[Records with drawing code]
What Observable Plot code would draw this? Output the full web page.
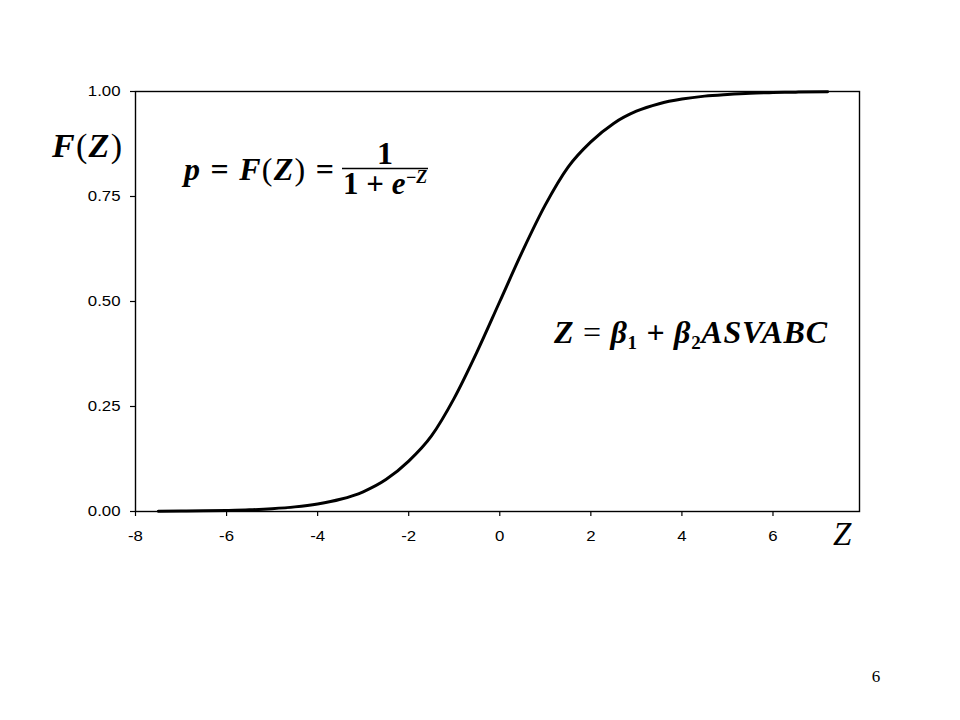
<!DOCTYPE html>
<html>
<head>
<meta charset="utf-8">
<script src="https://cdn.jsdelivr.net/npm/d3@7"></script>
<script src="https://cdn.jsdelivr.net/npm/@observablehq/plot@0.6"></script>
<style>
  html, body { margin: 0; padding: 0; background: #fff; }
  #chart { position: relative; width: 960px; height: 720px; }
</style>
</head>
<body>
<div id="chart"></div>
<script>
// Values
const zValues = [-7.5, -7, -6.5, -6, -5.5, -5, -4.5, -4, -3.5, -3, -2.5, -2, -1.5, -1, -0.5, 0, 0.5, 1, 1.5, 2, 2.5, 3, 3.5, 4, 4.5, 5, 5.5, 6, 6.5, 7.2];
const pValues = [0.0006, 0.001, 0.0015, 0.0025, 0.004, 0.0067, 0.011, 0.018, 0.029, 0.047, 0.076, 0.12, 0.18, 0.27, 0.38, 0.5, 0.62, 0.73, 0.82, 0.88, 0.924, 0.953, 0.971, 0.982, 0.989, 0.993, 0.996, 0.9975, 0.9985, 0.9993];
const xTicks = [-8, -6, -4, -2, 0, 2, 4, 6];
const yTicks = [0, 0.25, 0.5, 0.75, 1];

const data = zValues.map((z, i) => ({z, p: pValues[i]}));

const svg = Plot.plot({
  width: 960,
  height: 720,
  marginLeft: 135,
  marginRight: 101,
  marginTop: 91,
  marginBottom: 209,
  style: "font-family: 'Liberation Sans', Arial, sans-serif; font-size: 14px; color: #000; background: #fff;",
  x: {domain: [-8, 7.9], label: null},
  y: {domain: [0, 1], label: null},
  marks: [
    Plot.frame({stroke: "#000", strokeWidth: 1.4}),
    Plot.axisX({ticks: xTicks, tickFormat: d => String(d), tickSize: 5, tickPadding: 15, label: null, strokeWidth: 1.2}),
    Plot.axisY({ticks: yTicks, tickFormat: d3.format(".2f"), tickSize: 5, tickPadding: 10, label: null, strokeWidth: 1.2}),
    Plot.line(data, {x: "z", y: "p", stroke: "#000", strokeWidth: 3, curve: "monotone-x"})
  ]
});
document.getElementById("chart").appendChild(svg);

const s = d3.select(svg);
// tick labels: slightly wider glyphs, as in the (horizontally stretched) reference slide
const SX = 1.2;
s.selectAll("text").each(function() {
  const el = d3.select(this);
  const t = el.attr("transform") || "";
  const xa = el.attr("x");
  if (xa != null && !isNaN(+xa)) el.attr("x", +xa / SX);
  el.attr("transform", `${t} scale(${SX},1)`)
    .style("font-size", "14px").style("font-family", "'Liberation Sans', Arial, sans-serif");
});

const serif = "'Liberation Serif', 'Times New Roman', serif";
function T(x, y, size) {
  return s.append("text").style("text-anchor", "start").attr("text-anchor", "start")
    .attr("x", x).attr("y", y).attr("font-family", serif).style("font-size", size + "px").attr("fill", "#000");
}
function it(el, t) { el.append("tspan").attr("font-style", "italic").attr("font-weight", "bold").text(t); }
function rm(el, t, w) { el.append("tspan").attr("font-style", "normal").attr("font-weight", w || "normal").text(t); }

// Y label F(Z)
const fz = T(52, 157, 34).attr("textLength", 70).attr("lengthAdjust", "spacing");
it(fz, "F"); rm(fz, "("); it(fz, "Z"); rm(fz, ")");

// X label Z
T(833, 545, 33).attr("font-style", "italic").text("Z");

// Formula p = F(Z) = 1 / (1 + e^-Z)
const f1 = T(184, 180, 32).attr("textLength", 150).attr("lengthAdjust", "spacing");
it(f1, "p"); rm(f1, " = ", "bold"); it(f1, "F"); rm(f1, "("); it(f1, "Z"); rm(f1, ")"); rm(f1, " =", "bold");
T(385, 164, 32).style("text-anchor", "middle").attr("font-weight", "bold").text("1");
s.append("line").attr("x1", 342).attr("x2", 428).attr("y1", 168.5).attr("y2", 168.5)
  .attr("stroke", "#000").attr("stroke-width", 1.4);
const den = T(343, 194, 31).attr("font-weight", "bold");
den.append("tspan").text("1 + ");
den.append("tspan").attr("font-style", "italic").text("e");
den.append("tspan").attr("dy", -11).style("font-size", "18px").attr("font-style", "italic").text("\u2212Z");

// Formula Z = β1 + β2 ASVABC
const f2 = T(554, 343, 32).attr("font-weight", "bold").attr("textLength", 273).attr("lengthAdjust", "spacing");
it(f2, "Z"); rm(f2, " = ");
it(f2, "\u03B2");
f2.append("tspan").attr("dy", 6).style("font-size", "19px").text("1");
f2.append("tspan").attr("dy", -6).text(" + ");
it(f2, "\u03B2");
f2.append("tspan").attr("dy", 6).style("font-size", "19px").text("2");
f2.append("tspan").attr("dy", -6).attr("font-style", "italic").text("ASVABC");

// page number
T(876, 682, 17).style("text-anchor", "middle").text("6");
</script>
</body>
</html>
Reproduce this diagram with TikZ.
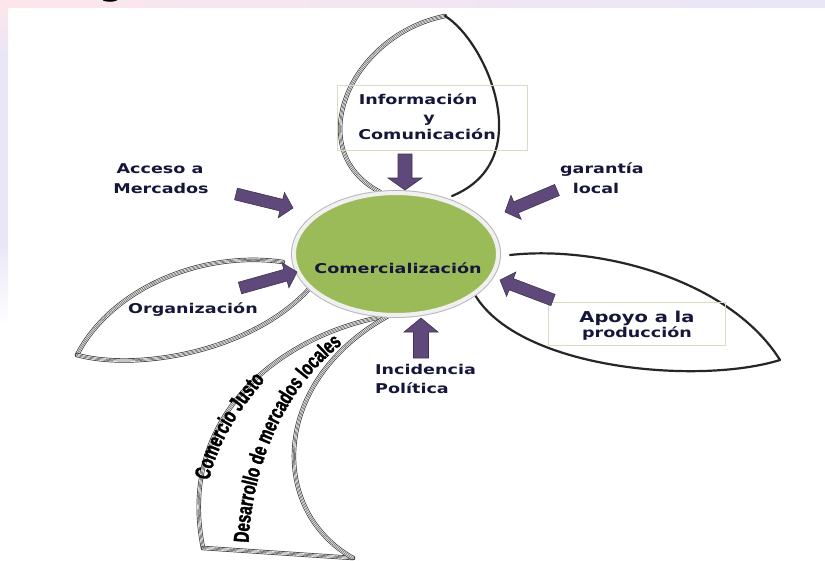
\documentclass[tikz,border=0pt]{standalone}
\usepackage{fontspec}
\usetikzlibrary{calc,decorations.text,shapes.geometric}
\newfontfamily\labelfont{DejaVu Sans}[FakeStretch=1.3]
\newfontfamily\titlefont{DejaVu Sans}
\newfontfamily\ribbonfont{Liberation Sans}[FakeStretch=0.7, FakeBold=1.6]
\definecolor{leafgreen}{HTML}{9BBB59}
\definecolor{arrowpurple}{HTML}{5F497A}
\definecolor{arrowedge}{HTML}{3F3151}
\definecolor{labelink}{HTML}{16163A}
\definecolor{boxline}{HTML}{DDD9C3}
\definecolor{bandpink}{HTML}{FCE6EC}
\definecolor{bandlilac}{HTML}{E8E6F7}

% block arrow: name, tail, tip, half shaft, half head, head length
\newcommand\blockarrow[6]{%
  \coordinate (#1-b) at ($(#3)!#6pt!(#2)$);
  \filldraw[arrowstyle]
    ($(#2)!#4pt!90:(#3)$) -- ($(#1-b)!#4pt!-90:(#2)$) --
    ($(#1-b)!#5pt!-90:(#2)$) -- (#3) --
    ($(#1-b)!#5pt!90:(#2)$) -- ($(#1-b)!#4pt!90:(#2)$) --
    ($(#2)!#4pt!-90:(#3)$) -- cycle;
}

\tikzset{
  cord/.style={line width=4.4pt, draw=black!80, line cap=round,
    postaction={draw=white, line width=3pt},
    postaction={draw=black!65, line width=1.7pt},
    postaction={draw=white, line width=0.5pt}},
  inkline/.style={line width=2.2pt, draw=black!85, line cap=round},
  arrowstyle/.style={fill=arrowpurple, draw=arrowedge, line width=0.6pt, line join=miter},
  lbl/.style={font=\labelfont\bfseries\fontsize{13.5}{16}\selectfont, text=labelink,
    inner sep=0pt, anchor=base},
  lblbig/.style={font=\labelfont\bfseries\fontsize{15}{18}\selectfont, text=labelink,
    inner sep=0pt, anchor=base},
  framebox/.style={draw=boxline, line width=0.8pt},
}

\begin{document}
\begin{tikzpicture}[x=1pt,y=-1pt]
\useasboundingbox (0,0) rectangle (825,560);
\fill[white] (0,0) rectangle (825,560);

% page decoration strips
\shade[left color=bandpink, right color=bandlilac] (0,0) rectangle (825,7);
\shade[top color=bandpink, bottom color=bandlilac] (0,7) rectangle (8,60);
\fill[bandlilac] (0,60) rectangle (8,240);
\shade[top color=bandlilac, bottom color=white] (0,240) rectangle (8,325);
\begin{scope}
  \clip (0,0) rectangle (825,7);
  \node[font=\titlefont\bfseries\fontsize{36}{36}\selectfont, inner sep=0pt, anchor=base] (titleg) at (112,-5.5) {g};
\end{scope}

% petals
% top petal
\draw[cord] (445,16) .. controls (350,35) and (300,150) .. (380,192);
\draw[inkline] (445,16) .. controls (485,40) and (540,160) .. (452,196);
% left petal
\draw[cord] (77,355) .. controls (110,290) and (200,250) .. (283,262);
\draw[cord] (77,355) .. controls (140,372) and (260,350) .. (315,282);
% right petal
\draw[inkline] (510,255) .. controls (600,245) and (730,280) .. (780,360);
\draw[inkline] (780,360) .. controls (700,385) and (520,370) .. (475,295);
% bottom ribbon
\draw[cord] (393,315) .. controls (290,330) and (175,410) .. (203,548);
\draw[cord] (203,548) -- (353,558);
\draw[cord] (353,558) .. controls (268,510) and (270,380) .. (390,315);

% ribbon texts
\path[decorate, decoration={text along path, text align=center,
  text={|\ribbonfont\bfseries\fontsize{22}{22}\selectfont|Comercio Justo}}]
  (205,505) .. controls (210,450) and (240,405) .. (282,362);
\path[decorate, decoration={text along path, text align=center,
  text={|\ribbonfont\bfseries\fontsize{21.5}{22}\selectfont|Desarrollo de mercados locales}}]
  (248,562) .. controls (248,470) and (284,380) .. (358,333);

% central hub
\node[ellipse, minimum width=204pt, minimum height=122pt, inner sep=0pt,
  fill=leafgreen, draw=black!6, line width=4pt,
  preaction={draw=black!28, line width=6pt}] (hub) at (396,254) {};
\node[lbl] (comlabel) at (398,273) {Comercialización};

% frames
\draw[framebox] (337,85) rectangle (527,150);
\draw[framebox] (548,302) rectangle (725,345);

% arrows
\coordinate (infoT) at (405,154);  \coordinate (infoH) at (405,190);
\coordinate (accT) at (236,194);   \coordinate (accH) at (293,208);
\coordinate (garT) at (557,190);   \coordinate (garH) at (505,212);
\coordinate (orgT) at (240,288);   \coordinate (orgH) at (297,272);
\coordinate (apoT) at (553,300);   \coordinate (apoH) at (500,280);
\coordinate (incT) at (421,358);   \coordinate (incH) at (421,318);
\blockarrow{ainfo}{infoT}{infoH}{7}{17}{12}
\blockarrow{aacc}{accT}{accH}{6}{13}{12}
\blockarrow{agar}{garT}{garH}{6}{13}{12}
\blockarrow{aorg}{orgT}{orgH}{6}{13}{12}
\blockarrow{aapo}{apoT}{apoH}{6}{13}{12}
\blockarrow{ainc}{incT}{incH}{7.5}{17}{14}

% labels
\node[lbl] (info1) at (418,104) {Información};
\node[lbl] (info2) at (429,122) {y};
\node[lbl] (info3) at (427,139) {Comunicación};
\node[lbl] (acc1) at (160,173) {Acceso a};
\node[lbl] (acc2) at (161,193) {Mercados};
\node[lbl] (gar1) at (602,173) {garantía};
\node[lbl] (gar2) at (596,193) {local};
\node[lbl] (org) at (193,313) {Organización};
\node[lblbig] (apo1) at (637,322) {Apoyo a la};
\node[lbl] (apo2) at (637,337) {producción};
\node[lbl, anchor=base west] (inc1) at (375,374) {Incidencia};
\node[lbl, anchor=base west] (inc2) at (375,393) {Política};
\end{tikzpicture}
\end{document}
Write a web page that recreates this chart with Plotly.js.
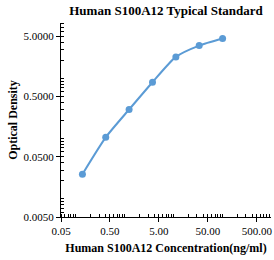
<!DOCTYPE html>
<html>
<head>
<meta charset="utf-8">
<script src="https://cdn.plot.ly/plotly-3.0.1.min.js"></script>
<style>html,body{margin:0;padding:0;background:#fff;}#chart{width:274px;height:260px;}</style>
</head>
<body>
<div id="chart"></div>
<script>
const concentrations = [0.137, 0.41, 1.23, 3.7, 11.1, 33.3, 100];
const odValues = [0.0257, 0.105, 0.304, 0.863, 2.27, 3.5, 4.58];
const xTickVals = [0.05, 0.5, 5, 50, 500];
const xTickText = ["0.05", "0.50", "5.00", "50.00", "500.00"];
const yTickVals = [0.005, 0.05, 0.5, 5];
const yTickText = ["0.0050", "0.0500", "0.5000", "5.0000"];

const font = "Liberation Serif, Times New Roman, serif";
const trace = {
  x: concentrations, y: odValues, type: "scatter", mode: "lines+markers",
  line: {color: "#5B9BD5", width: 2, shape: "spline", smoothing: 0.6},
  marker: {color: "#5B9BD5", size: 7}
};
const layout = {
  width: 274, height: 260,
  margin: {l: 61, r: 3, t: 23, b: 43},
  paper_bgcolor: "#fff", plot_bgcolor: "#fff",
  showlegend: false,
  font: {family: font, color: "#000"},
  title: {text: "<b>Human S100A12 Typical Standard</b>", font: {size: 13, family: font, color: "#000"},
          x: 0.5, xref: "paper", xanchor: "center", y: 0.96, yref: "container", yanchor: "middle"},
  xaxis: {
    type: "log", range: [Math.log10(0.05), Math.log10(500) + 0.29],
    tickvals: xTickVals, ticktext: xTickText,
    tickfont: {size: 11, family: font, color: "#000"},
    showgrid: false, zeroline: false, showline: true, linecolor: "#000", linewidth: 1,
    ticks: "outside", ticklen: 4, tickcolor: "#000",
    minor: {ticks: "inside", ticklen: 3, tickcolor: "#000", dtick: "D1", showgrid: false},
    title: {text: "<b>Human S100A12 Concentration(ng/ml)</b>", font: {size: 12, family: font, color: "#000"}, standoff: 7}
  },
  yaxis: {
    type: "log", range: [Math.log10(0.005), Math.log10(5) + 0.22],
    tickvals: yTickVals, ticktext: yTickText,
    tickfont: {size: 11, family: font, color: "#000"},
    showgrid: false, zeroline: false, showline: true, linecolor: "#000", linewidth: 1,
    ticks: "outside", ticklen: 4, tickcolor: "#000",
    minor: {ticks: "inside", ticklen: 3, tickcolor: "#000", dtick: "D1", showgrid: false},
    title: {text: "<b>Optical Density</b>", font: {size: 12, family: font, color: "#000"}, standoff: 3}
  }
};
Plotly.newPlot("chart", [trace], layout, {displayModeBar: false, staticPlot: true});
</script>
</body>
</html>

» Instruction: State how many lines in the records above contain the word "chart", and give only that number.

» Reply: 7